Distributional Shift and the Pushforward Trick

Let $p_{0} (y_{0})$ be the distribution of "initial conditions" (this can be arbitrary with batches starting at nonzero times). Let $p_{k} (y_{k}) = \int_{y_{0}} p (y_{k} | y_{0}) p_{0} (y_{0}) d y_{0}$ be the true distribution of the corresponding "initial conditions" $k$ timesteps later. Suppose we train with the following loss:

L (θ) = \underset{y_{k + 1} | y_{k}, y_{k} \sim p_{k}}{E} | | f^{θ} (y_{k}) - y_{k + 1} | |_{2}^{2} .

Fundamentally, the solver maps $p_{k} \to f_{♯}^{θ} p_{k} \approx p_{k + 1}$ , where $f_{♯}^{θ}$ is the pushforward operator for $f^{θ}$ . Subsequent iterations of the solver use samples from $f_{♯}^{θ}$ , not $p_{k + 1}$ , as $f_{♯}^{θ} p_{k} \neq p_{k + 1}$ . Thus, when using the solver, we are using samples from a different distribution than what we trained on.

Stochastic FML

Suppose now we have

\frac{d y_{t}}{d t} (ω) = f (y_{t}, ω),

where $ω \in Ω$ is an event space in a probability space. The solution $y_{t} := x (ω, t) : Ω \times [0, T] \to R^{d},$ and the right-hand side $f : R^{d} \times Ω \to R^{d}$ is unknown.

We can decompose the search for $f$ into deterministic and stochastic parts $D$ and $S$ . We train $D$ as a standard deterministic flow map, where it should then approximate the mean.
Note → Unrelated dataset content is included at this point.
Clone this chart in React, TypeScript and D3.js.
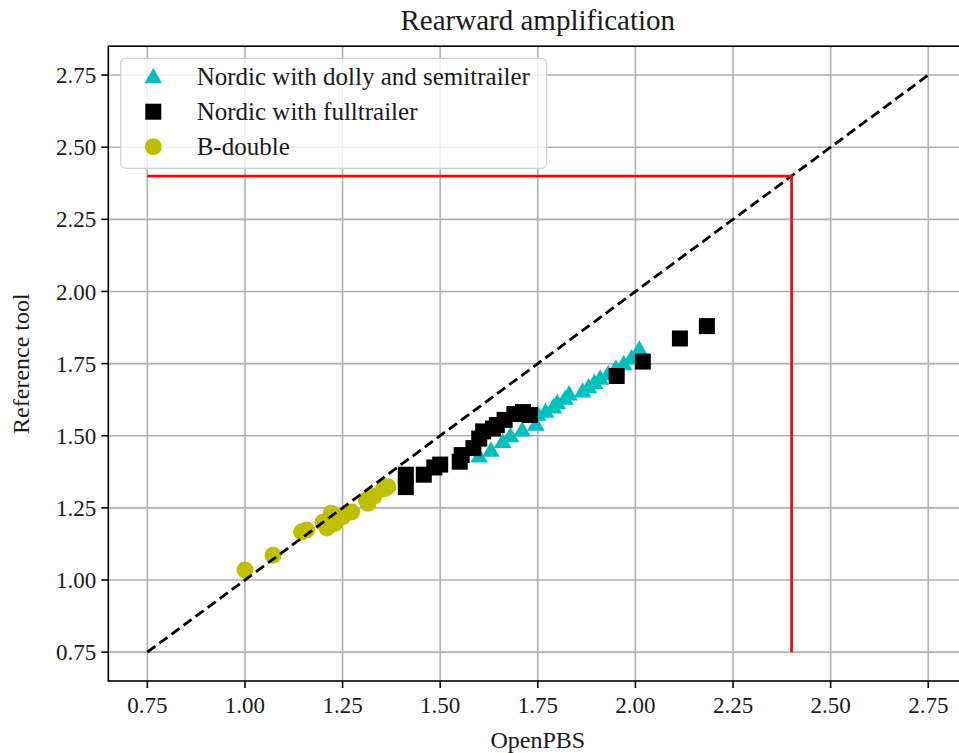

Then, we take samples $z$ from some distribution with a selected stochastic dimension, and use this as an input to $S$ . We could train $S$ as a Generative Adversarial Network.

Another alternative is to use an VAE. We will train $E : R^{d} \times R^{d} \to R^{n_{s}}$ and $D : R^{d} \times R^{n_{s}} \to R^{d} .$ In particular, splitting the data into pairs ${(y_{0}^{(i)}, y_{1}^{(i)})}$ and for a latent variable $z$ ,

E (y_{0}, y_{1}) = z,

and

D (y_{0}, z) = y_{1} .

We ideally want the decoder to handle all the influence of $y_{0}$ , or in other words, $z$ should be independent of $y_{0}$ (but this is the contradiction that info VAE addresses).